Risk assessment and unusual events March 18, 2011Posted by Cameron Shelley in : STV202 , trackback
The recent earthquake off the coast of Japan has, of course, devastated that country and, unfortunately, brutally exposed some of the difficulties of disaster planning and preparedness. In particular, a tremblor of such a high magnitude was not expected at the site where it occurred, according to this article in Science:
“I never thought this kind of [event] could happen” in this region, says Hiroo Kanamori, a seismologist at the California Institute of Technology in Pasadena.
This lack of forewarning is doubly unwelcome in a country whose seismic risks have been so long and minutely studied. How could such a possibility have been missed or dismissed?
(Image courtesy of Tpemg2 via Wikimedia Commons.)
The article provides some insight. First of all, risk assessments rely on past experience. Detailed earthquake measurements have been made and kept for a about a century in the region. In that record, earthquakes of magnitude 7 to 8.3 have occurred in 30 to 50-year intervals. This pattern suggested to seismologists that stress on the crustal plates in the region was being released rather than pent up. Given the apparent lack of stress buildup, who would expect such a powerful event?
Records of earlier earthquakes are less precise. Studies of silt buildup in the region suggest a large flood occurred in 869 AD, caused by an earthquake of magnitude of roughly 8.3. Perhaps earthquakes of such high magnitudes occur in 1000-year cycles, but there is almost no way to tell because they are too infrequent to figure in the data available.
The article also states that Japanese seismologists have been focused on the earthquake danger from the Nankai Trough, a fault zone that runs close to Tokyo. Perhaps this focus comes from the proximity of the trough to Japan’s largest city. Unfortunately, as the article points out, the 11 March earthquake and the 1995 Kobe earthquake, the two worst in Japan’s history, did not occur in this area.
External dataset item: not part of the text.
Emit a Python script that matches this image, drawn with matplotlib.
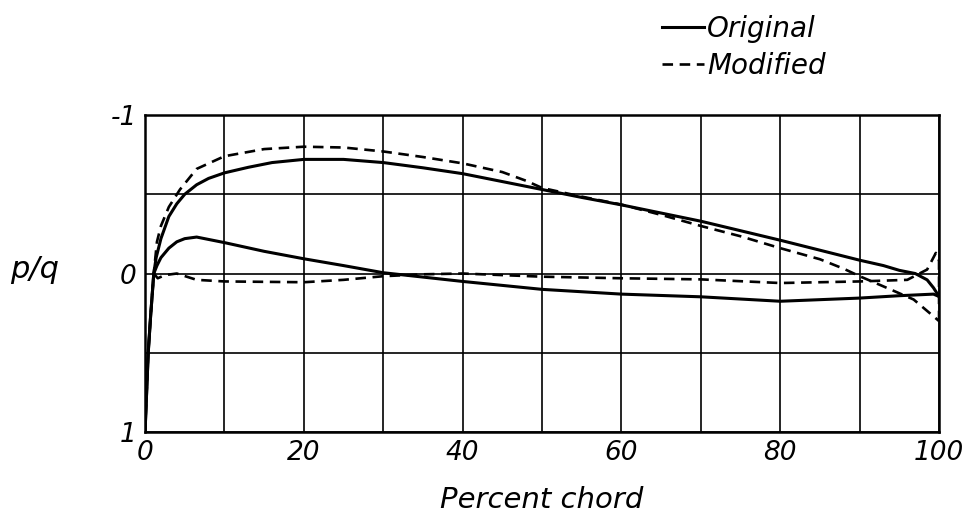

Perhaps the obvious impact of a quake near Tokyo led researchers to be more interested in the likelihood of an earthquake in that area than in other ones.
Finally, even if the stress on a fault can be estimated with some accuracy, its release is still difficult to predict. Will it be released in the form of several, smaller quakes, or in the form of one big one?
These points all emphasize the problems that bias and uncertainty represent for risk analysis. Risk assessment naturally tends to focus on available data and assets at stake. The result may be under-representation of risk and, therefore, under-preparation for destructive events. In view of these lessons, Kanamori argues for a change of focus in preparations:
“In view of the inevitable uncertainty, in my opinion it’s better to have a more general approach [to earthquake preparation] than to have a prioritized, focused effort.”
What this means is not clear. A greater margin of safety in building codes? More standby disaster relief assets? These are hard to maintain for extended periods because of the extra expense involved.
A more skeptical possibility is that disasters like this one are hardly possible to prepare for:
For a nation that prides itself on preparedness, a distressing realization might be that some earthquakes are just too big, and too rare, to prepare for.
If true, then this could be bad news for people living near other faults similar to that off Fukushima, Japan. In Canada, this includes citizens of British Columbia, who live near the Cascadia fault. What should Canada do to prepare?